Quais as principais ações de sua gestão na Fiemg?
Logo que chegamos reestruturamos a casa com o objetivo de aumentar a produtividade e os atendimentos prestados à sociedade, visando a geração de resultados. No aspecto interno, procuramos aumentar a prestação de serviços, reduzir os custos e estruturas. Alcançamos êxito, construímos resultados operacionais sólidos e aumentamos os volumes de prestação de serviço para a sociedade.

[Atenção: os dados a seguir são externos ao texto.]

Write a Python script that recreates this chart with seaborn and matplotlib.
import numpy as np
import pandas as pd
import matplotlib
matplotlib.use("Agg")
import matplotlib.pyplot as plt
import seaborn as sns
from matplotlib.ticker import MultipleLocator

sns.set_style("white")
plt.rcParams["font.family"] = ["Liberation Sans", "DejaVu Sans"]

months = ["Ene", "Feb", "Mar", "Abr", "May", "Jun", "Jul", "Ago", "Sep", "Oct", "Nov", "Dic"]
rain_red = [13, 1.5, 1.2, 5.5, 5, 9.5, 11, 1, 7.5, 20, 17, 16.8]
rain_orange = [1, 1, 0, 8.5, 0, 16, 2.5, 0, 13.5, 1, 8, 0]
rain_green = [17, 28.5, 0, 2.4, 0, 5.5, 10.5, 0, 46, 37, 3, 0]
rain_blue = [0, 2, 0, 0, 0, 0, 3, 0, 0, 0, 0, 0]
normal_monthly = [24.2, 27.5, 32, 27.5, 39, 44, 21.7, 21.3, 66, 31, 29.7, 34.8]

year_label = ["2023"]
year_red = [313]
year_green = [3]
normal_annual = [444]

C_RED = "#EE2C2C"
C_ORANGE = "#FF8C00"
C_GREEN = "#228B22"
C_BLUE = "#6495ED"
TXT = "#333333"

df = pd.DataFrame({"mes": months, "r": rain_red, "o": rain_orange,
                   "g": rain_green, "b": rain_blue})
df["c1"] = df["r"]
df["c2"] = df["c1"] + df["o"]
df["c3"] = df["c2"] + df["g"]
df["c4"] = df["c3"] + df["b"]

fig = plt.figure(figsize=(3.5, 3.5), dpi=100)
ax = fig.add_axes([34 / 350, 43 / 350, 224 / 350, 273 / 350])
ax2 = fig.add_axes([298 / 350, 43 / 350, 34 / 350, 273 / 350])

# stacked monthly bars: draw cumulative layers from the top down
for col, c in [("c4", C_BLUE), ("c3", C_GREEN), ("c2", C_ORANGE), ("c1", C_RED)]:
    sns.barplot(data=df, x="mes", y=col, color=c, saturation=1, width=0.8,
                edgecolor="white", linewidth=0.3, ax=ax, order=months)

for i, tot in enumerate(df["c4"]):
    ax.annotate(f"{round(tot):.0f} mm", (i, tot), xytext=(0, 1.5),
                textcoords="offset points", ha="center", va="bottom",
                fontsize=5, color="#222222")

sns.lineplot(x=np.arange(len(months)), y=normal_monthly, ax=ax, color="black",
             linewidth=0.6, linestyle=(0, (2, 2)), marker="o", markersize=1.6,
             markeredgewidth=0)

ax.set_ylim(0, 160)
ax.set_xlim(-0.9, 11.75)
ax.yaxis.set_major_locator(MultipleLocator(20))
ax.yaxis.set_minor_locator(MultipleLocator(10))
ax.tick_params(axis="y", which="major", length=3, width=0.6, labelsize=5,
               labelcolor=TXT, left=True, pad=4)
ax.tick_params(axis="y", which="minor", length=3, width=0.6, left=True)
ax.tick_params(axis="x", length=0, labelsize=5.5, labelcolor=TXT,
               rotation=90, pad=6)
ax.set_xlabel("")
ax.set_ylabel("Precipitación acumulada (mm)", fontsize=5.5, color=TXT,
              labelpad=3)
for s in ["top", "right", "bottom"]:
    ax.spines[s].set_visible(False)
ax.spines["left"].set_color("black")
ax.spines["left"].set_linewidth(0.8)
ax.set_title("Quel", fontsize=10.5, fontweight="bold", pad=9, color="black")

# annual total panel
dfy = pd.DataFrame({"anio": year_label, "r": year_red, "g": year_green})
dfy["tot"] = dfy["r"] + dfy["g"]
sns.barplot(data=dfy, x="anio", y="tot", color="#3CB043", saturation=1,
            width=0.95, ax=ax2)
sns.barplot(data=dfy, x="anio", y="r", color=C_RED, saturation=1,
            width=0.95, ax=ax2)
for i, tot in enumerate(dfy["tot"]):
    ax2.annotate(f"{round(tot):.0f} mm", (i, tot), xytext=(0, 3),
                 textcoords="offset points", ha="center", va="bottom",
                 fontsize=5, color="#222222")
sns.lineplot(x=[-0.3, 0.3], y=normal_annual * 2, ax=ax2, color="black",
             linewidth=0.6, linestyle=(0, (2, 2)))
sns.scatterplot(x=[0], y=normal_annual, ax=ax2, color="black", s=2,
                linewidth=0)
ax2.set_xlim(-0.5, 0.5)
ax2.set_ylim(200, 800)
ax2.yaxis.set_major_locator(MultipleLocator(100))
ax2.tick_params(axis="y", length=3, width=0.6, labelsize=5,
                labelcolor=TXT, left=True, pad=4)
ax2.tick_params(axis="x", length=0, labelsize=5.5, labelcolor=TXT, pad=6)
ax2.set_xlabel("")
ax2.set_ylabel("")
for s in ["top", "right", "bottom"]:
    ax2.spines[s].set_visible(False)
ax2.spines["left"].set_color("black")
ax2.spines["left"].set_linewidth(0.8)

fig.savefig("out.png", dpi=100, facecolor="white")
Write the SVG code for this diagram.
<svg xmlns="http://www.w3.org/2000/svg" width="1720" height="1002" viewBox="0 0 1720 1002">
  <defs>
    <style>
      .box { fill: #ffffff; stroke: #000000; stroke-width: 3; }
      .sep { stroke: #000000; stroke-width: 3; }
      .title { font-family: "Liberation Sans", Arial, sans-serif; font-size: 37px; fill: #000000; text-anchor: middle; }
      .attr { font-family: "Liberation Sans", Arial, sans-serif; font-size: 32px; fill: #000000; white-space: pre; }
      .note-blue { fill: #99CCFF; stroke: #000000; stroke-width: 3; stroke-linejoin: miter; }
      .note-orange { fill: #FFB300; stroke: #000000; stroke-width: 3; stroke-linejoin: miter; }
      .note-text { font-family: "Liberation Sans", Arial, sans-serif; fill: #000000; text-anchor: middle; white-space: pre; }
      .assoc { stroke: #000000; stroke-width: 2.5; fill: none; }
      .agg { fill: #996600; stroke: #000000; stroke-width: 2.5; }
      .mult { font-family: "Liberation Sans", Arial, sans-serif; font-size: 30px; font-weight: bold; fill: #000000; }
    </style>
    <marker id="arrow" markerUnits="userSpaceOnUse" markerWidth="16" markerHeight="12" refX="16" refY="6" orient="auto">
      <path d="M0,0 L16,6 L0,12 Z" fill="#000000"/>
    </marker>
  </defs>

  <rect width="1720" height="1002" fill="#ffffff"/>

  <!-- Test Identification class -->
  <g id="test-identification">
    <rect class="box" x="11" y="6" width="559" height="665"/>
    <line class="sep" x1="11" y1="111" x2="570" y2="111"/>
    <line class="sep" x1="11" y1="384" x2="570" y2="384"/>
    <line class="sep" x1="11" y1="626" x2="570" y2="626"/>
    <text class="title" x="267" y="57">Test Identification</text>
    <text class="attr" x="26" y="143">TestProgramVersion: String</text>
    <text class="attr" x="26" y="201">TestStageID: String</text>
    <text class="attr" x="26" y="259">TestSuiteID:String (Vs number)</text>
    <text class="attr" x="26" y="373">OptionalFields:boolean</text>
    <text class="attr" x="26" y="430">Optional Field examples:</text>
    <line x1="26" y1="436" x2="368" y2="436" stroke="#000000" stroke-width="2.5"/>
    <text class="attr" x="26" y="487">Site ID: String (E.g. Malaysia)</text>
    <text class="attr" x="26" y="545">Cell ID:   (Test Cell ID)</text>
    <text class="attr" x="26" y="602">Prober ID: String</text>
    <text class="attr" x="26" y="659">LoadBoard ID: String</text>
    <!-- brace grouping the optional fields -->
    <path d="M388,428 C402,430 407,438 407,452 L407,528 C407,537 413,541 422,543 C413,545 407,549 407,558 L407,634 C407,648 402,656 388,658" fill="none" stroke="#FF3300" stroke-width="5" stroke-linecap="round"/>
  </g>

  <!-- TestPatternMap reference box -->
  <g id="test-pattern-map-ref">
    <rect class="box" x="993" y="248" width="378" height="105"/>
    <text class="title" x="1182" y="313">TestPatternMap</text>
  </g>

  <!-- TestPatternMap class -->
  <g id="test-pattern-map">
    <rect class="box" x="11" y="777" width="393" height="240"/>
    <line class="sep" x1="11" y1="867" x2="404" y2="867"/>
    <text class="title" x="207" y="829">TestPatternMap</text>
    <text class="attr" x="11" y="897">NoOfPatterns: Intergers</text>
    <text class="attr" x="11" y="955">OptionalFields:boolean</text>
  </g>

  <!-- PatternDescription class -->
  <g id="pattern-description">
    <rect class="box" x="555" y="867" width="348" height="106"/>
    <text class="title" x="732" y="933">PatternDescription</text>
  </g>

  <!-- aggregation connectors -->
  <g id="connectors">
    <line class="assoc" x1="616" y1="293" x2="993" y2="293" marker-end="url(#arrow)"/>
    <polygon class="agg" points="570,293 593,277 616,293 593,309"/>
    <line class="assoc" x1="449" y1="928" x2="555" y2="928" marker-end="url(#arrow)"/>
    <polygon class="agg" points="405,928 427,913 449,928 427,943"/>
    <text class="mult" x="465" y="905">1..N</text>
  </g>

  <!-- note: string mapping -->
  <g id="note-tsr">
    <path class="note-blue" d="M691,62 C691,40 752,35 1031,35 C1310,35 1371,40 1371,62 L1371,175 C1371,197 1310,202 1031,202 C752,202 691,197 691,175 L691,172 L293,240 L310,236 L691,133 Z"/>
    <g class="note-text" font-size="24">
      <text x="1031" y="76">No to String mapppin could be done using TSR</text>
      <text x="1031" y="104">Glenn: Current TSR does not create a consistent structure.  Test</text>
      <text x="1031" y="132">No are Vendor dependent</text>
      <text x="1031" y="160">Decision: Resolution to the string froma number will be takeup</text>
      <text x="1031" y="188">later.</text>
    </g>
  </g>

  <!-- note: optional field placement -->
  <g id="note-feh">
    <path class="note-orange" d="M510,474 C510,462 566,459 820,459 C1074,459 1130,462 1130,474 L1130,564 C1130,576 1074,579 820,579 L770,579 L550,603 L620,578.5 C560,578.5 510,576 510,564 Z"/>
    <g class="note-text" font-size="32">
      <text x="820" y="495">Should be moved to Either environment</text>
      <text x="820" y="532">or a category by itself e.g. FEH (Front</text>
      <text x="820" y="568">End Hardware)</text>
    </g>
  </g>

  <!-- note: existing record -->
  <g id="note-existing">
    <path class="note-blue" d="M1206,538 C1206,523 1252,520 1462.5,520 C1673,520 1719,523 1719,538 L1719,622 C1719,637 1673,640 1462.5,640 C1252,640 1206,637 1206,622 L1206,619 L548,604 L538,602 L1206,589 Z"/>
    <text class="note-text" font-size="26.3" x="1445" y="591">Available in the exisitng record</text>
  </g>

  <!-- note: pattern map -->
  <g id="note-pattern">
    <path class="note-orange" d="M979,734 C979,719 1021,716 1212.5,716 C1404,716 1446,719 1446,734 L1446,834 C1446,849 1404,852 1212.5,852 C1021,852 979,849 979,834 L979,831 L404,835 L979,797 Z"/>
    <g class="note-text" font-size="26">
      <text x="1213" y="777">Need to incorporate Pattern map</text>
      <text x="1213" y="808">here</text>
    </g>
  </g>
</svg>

Ou seja, estamos fazendo mais com menos. Do ponto de vista externo, aumentamos as ações de defesas de interesse da indústria, criamos áreas para melhorar o atendimento e fortalecemos a interlocução com os governos e os legislativos. Também trabalhamos em defesa dos interesses da sociedade.

E os principais desafios?
Foram dois anos bastante desafiadores. Assumimos com greve dos caminhoneiros, depois tivemos o acidente de Brumadinho, enchentes no início deste ano e agora a pandemia. Ainda enfrentamos o corte do Sistema S, que nos impactou muito. Mas sempre defendendo a indústria e colocando a Fiemg mais próxima da sociedade. Ainda assim, neste período conseguimos aumentar nossa representatividade, o número de associados e o volume de prestação de serviços.

A Fiemg tem adotado cada vez mais iniciativas em prol de toda a sociedade. É uma mudança de postura da entidade?
É uma mudança bastante proativa. E é claro que o apoio que a gente recebe dos industriais vem da credibilidade da instituição. Destaco aqui o ativismo dos industriais nos últimos meses, porque eles também estão em crise e, ainda assim, estão ajudando a sociedade. Temos, conseguido, de fato, ganhos para a sociedade em geral.

Fizemos a defesa da Medida Provisória 936, que em tese impede o desemprego, pela junção de esforços do Estado, da empresa e do trabalhador. Uma iniciativa que defendemos junto ao Congresso e ao governo e que já salvou mais de 9 milhões de empregos em todo o País e que vai possibilitar uma retomada mais fácil da economia.

Há outros exemplos?
Temos várias ações repercutindo, inclusive, nacionalmente. A Fiemg foi a primeira a apoiar a reforma da Previdência, fazendo campanha, expondo o nome da entidade, investindo recursos e capital político. Temos defendido todas as medidas que afetem diretamente ou não o setor industrial, porque são de interesse da sociedade. E a Fiemg também não tem medo de se posicionar. Essa é outra característica marcante da nossa gestão. Nos posicionamos antes e, em alguns momentos, somos até incompreendidos. Mas depois as pessoas percebem que era o melhor caminho.

Foi o caso na greve dos caminhoneiros, em que fomos os primeiros a alertar para o desabastecimento do País; depois com a barragem da Vale em Brumadinho, em que nos solidarizamos com as vítimas, mas também nos preocupamos com a demonização do setor, que é uma atividade fundamental para o Estado. E agora a mesma coisa na pandemia. Não nos importamos em defender que não se trata de uma questão de economia versus saúde, porque cabe a nós, como liderança, assumir o ônus e não falar apenas o que querem ouvir, mas aquilo que entendemos como certo.